I have said it before many times, this is why when talking to people in long term relationships, its hard to explain why things are different now.
…you have billions of other human beings at your fingertips through a variety of channels. As always, you can hit up bars, clubs, and shows. You can venture off to parties and barbecues. You can also go online and have access to loads of single people in your area. It’s a far cry from even high school, when your dating pool was largely pretty much your friends and their friends.
Online dating gives you more options than ever. Not just in people, but in sources. Dating sites like OkCupid, Tinder, Match, eHarmony, and Plenty of Fish all give you access to other single people in a matter of seconds.
I have a talk inside of me all about this and much much more. I gave a 10min overview at Best of British, which you can watch on youtube.
There are some really good points raised
The Deal Breakers Have Changed, and They’re Much Bigger Deals.
Yes the deal breakers are serious now, if something isn’t right for you. There are enough other people to give try. There is the downside to this of course, paradox of choice and people seeking the greener grass on the other side.

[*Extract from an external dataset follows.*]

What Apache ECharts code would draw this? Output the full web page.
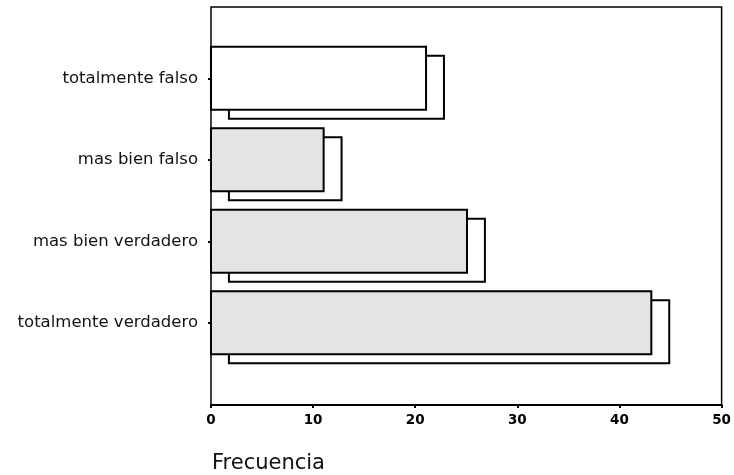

The “Game” Is Different, and Bluntness Is King
No body likes time-wasters and you need to be blunt and to the point otherwise things will drag on. It doesn’t mean you have to be super rude, just honest and direct. People will thank you for it deep down, even if its painful at first. Of course you got get a think skin and be prepared for honest and direct feedback too. This is why getting over the fear of rejection is so important.